Vous êtes d’ailleurs un gros contingent de Marseillais en équipe de France, qu’est-ce que ça fait ?

Oui on est sept ou huit joueurs à venir de Marseille, dont quatre purement marseillais. Marseille a toujours été un gros club de water-polo en France et en Europe. On est bien représenté, et c’est une fierté d’être plusieurs Marseillais ici. Mais ce qui fait notre force, c’est qu’il n’y a pas de distinction entre ceux qui viennent du nord et du sud, on n’est pas sur cette question-là. Etre avec des personnes du même club, ça facilite les choses en équipe de France, mais le plus important est d’avoir une équipe soudée, une unité dans laquelle on se supporte tous.

A vous entendre citer Karabatic ou Riner, vous semblez avoir beaucoup d’ambitions personnelles.
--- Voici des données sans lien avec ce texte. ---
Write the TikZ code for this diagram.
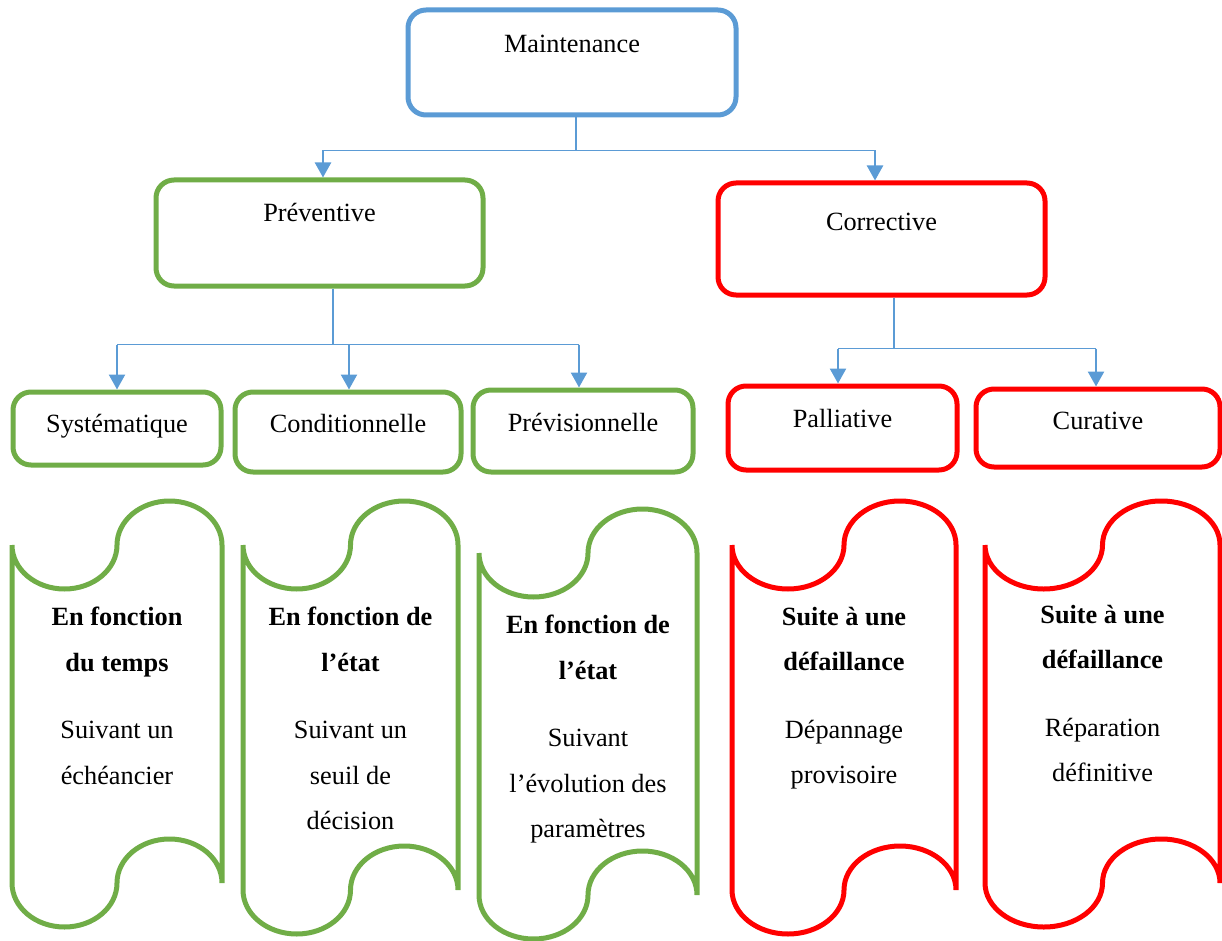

Devenir le meilleur joueur du monde, par exemple ?

Oui. Je ne veux pas être le meilleur joueur du monde sur une compétition, même si celle-ci se passe bien. Parce que ça reste sur un temps T, un sportif qui marque son sport ou change son sport, c’est sur plusieurs années. Ce n’est pas juste sur une question de deux semaines qu’on est le meilleur. Mbappé ou Wembanyama prouvent que ce sont les meilleurs joueurs du monde à leur poste sur les dernières années, mais ils ont encore beaucoup à gagner. C’est encore plus le cas pour moi, qui n’a rien gagné à part le championnat de France et une petite coupe d’Europe, donc je compte aller chercher le titre d’ici quatre jours. Je veux réussir à marquer l’histoire de mon sport et laisser une trace. Pas qu’on m’oublie d’ici un ou deux ans.

Ce beau parcours doit vous donner des idées pour les prochains JO de Paris. Vous serez en capacité de monter sur le podium ?

Tout le monde en rêve, tout le monde veut faire une médaille. Tous les jours, on fait ça pour ça. Les championnats d’Europe et du monde tombent la même année et on veut déjà marquer le coup sur ces compétitions et offrir une médaille à l’équipe de France. Aller chercher une médaille sur chaque compétition, ça permet de montrer avant les Jeux olympiques que le France compte. C’est important pour nous, d’augmenter nos chances, se donner confiance. On verra, mais on y va avec la même mentalité et en plus avec le public pour nous soutenir.